Return all lines with the word "this" in them.

_Records for processing:_
==*==

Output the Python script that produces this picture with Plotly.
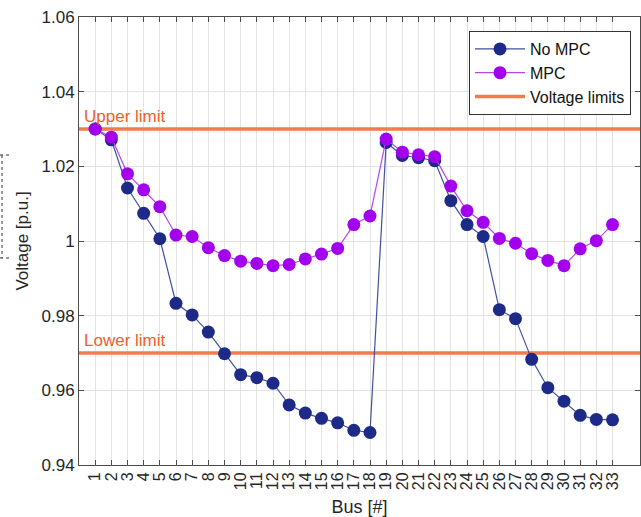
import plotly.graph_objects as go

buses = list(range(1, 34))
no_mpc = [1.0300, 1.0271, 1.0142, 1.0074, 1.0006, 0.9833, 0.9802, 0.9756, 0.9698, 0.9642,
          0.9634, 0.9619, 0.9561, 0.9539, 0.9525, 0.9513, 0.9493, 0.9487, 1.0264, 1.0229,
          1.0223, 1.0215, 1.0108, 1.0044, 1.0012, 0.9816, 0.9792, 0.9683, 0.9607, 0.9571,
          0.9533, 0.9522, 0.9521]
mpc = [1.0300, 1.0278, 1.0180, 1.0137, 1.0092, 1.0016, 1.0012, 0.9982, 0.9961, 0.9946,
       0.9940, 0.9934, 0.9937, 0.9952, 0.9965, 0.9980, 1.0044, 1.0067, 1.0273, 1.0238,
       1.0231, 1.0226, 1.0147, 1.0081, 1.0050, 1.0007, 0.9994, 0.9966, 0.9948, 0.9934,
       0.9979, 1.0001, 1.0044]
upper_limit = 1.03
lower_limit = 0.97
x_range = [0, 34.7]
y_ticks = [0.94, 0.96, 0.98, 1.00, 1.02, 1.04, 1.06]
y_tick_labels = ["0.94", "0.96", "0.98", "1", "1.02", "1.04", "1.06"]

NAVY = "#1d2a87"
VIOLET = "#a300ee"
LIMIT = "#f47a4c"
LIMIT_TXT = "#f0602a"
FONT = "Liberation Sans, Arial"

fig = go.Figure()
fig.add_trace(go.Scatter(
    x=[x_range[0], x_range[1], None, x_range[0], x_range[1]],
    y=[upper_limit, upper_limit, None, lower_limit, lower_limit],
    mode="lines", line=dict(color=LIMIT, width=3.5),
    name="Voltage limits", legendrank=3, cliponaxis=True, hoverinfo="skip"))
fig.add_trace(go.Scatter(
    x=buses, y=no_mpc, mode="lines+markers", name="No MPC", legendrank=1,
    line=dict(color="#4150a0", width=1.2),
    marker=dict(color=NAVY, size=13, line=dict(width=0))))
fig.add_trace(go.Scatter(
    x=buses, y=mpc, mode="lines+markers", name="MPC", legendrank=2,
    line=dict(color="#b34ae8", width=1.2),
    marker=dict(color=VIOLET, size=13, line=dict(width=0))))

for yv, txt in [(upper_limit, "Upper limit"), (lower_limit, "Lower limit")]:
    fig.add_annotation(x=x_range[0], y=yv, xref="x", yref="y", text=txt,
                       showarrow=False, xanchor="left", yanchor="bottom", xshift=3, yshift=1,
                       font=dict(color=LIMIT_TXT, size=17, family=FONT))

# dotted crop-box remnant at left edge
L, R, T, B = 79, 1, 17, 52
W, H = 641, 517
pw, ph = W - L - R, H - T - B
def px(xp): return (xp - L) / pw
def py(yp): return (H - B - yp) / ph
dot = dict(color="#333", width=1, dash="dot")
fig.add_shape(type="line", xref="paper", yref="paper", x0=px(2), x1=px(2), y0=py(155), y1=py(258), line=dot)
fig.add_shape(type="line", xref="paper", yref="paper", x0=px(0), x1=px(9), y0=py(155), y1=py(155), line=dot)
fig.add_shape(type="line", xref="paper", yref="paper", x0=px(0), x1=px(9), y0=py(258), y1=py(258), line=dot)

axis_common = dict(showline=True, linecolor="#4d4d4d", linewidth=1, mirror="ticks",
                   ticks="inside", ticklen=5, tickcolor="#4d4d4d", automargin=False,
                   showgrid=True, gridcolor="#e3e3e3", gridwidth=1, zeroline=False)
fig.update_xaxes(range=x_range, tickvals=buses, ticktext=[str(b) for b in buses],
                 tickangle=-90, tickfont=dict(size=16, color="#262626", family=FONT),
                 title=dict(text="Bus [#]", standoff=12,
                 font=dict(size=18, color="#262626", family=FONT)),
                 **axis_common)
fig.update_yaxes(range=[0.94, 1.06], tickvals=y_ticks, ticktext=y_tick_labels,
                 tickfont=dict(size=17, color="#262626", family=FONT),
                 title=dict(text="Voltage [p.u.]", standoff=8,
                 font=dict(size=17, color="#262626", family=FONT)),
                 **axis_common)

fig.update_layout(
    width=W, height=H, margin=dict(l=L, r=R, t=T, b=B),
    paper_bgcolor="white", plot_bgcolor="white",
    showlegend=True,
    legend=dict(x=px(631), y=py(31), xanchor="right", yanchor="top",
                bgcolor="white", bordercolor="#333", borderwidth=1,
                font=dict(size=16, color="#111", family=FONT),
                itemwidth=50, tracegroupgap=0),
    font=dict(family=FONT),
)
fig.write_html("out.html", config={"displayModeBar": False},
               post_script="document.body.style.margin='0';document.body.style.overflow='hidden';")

==*==

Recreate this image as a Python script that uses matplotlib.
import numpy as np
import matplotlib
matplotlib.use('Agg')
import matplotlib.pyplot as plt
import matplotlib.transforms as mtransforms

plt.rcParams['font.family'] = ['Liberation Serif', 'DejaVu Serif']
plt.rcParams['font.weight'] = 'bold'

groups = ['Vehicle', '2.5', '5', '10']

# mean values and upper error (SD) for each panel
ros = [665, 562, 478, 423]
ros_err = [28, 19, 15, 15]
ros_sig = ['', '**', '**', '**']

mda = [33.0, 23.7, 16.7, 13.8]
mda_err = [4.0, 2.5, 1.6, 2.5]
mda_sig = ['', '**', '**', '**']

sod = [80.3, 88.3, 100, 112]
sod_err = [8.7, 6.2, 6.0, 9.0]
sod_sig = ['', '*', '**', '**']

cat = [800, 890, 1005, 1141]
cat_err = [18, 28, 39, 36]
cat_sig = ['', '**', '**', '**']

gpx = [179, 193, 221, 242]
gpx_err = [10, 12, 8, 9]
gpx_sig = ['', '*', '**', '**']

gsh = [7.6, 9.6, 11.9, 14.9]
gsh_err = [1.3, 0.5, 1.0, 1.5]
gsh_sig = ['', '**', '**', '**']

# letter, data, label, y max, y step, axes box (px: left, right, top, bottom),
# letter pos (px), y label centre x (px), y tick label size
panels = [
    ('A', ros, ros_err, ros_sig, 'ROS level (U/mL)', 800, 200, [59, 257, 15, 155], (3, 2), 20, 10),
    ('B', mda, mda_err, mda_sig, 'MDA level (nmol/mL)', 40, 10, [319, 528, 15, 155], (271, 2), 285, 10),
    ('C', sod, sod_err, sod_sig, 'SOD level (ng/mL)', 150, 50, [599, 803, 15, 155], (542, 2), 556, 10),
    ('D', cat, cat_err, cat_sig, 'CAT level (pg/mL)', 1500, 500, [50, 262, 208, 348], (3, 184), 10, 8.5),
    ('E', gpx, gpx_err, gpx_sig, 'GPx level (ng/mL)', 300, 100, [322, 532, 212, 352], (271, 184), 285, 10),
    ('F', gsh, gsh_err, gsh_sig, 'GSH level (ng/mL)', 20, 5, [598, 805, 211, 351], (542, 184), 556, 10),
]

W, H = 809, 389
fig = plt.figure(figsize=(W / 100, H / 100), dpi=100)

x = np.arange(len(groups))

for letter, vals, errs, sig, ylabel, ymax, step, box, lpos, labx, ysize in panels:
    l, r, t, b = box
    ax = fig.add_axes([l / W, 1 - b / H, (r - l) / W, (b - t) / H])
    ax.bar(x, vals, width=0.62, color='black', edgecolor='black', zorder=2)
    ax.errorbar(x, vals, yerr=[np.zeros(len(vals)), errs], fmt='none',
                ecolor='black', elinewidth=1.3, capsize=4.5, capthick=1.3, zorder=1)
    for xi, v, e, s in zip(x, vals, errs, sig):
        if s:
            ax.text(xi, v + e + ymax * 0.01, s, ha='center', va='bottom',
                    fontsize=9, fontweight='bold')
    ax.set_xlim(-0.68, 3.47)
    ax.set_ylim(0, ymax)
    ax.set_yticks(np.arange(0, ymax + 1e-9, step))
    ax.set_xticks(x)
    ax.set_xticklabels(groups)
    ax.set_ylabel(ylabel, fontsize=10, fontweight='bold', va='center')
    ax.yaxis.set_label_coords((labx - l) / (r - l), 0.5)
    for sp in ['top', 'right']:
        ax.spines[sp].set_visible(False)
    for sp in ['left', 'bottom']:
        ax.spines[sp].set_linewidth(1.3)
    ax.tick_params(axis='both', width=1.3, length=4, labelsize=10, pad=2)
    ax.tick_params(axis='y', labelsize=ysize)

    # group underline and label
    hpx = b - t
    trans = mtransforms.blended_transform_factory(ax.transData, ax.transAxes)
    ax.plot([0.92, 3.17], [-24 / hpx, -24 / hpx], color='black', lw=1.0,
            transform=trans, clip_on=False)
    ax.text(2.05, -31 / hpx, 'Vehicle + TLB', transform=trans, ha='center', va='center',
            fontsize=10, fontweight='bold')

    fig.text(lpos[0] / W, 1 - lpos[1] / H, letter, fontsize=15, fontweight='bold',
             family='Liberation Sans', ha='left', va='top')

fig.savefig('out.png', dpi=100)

==*==

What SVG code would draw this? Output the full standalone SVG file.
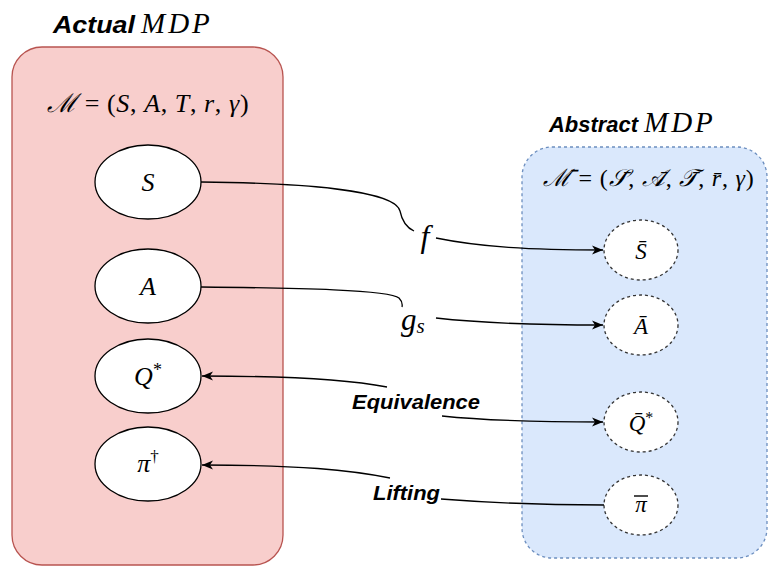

==*==

_The reply:_
Output the Python script that produces this picture with Plotly.
Recreate this image as a Python script that uses matplotlib.
What SVG code would draw this? Output the full standalone SVG file.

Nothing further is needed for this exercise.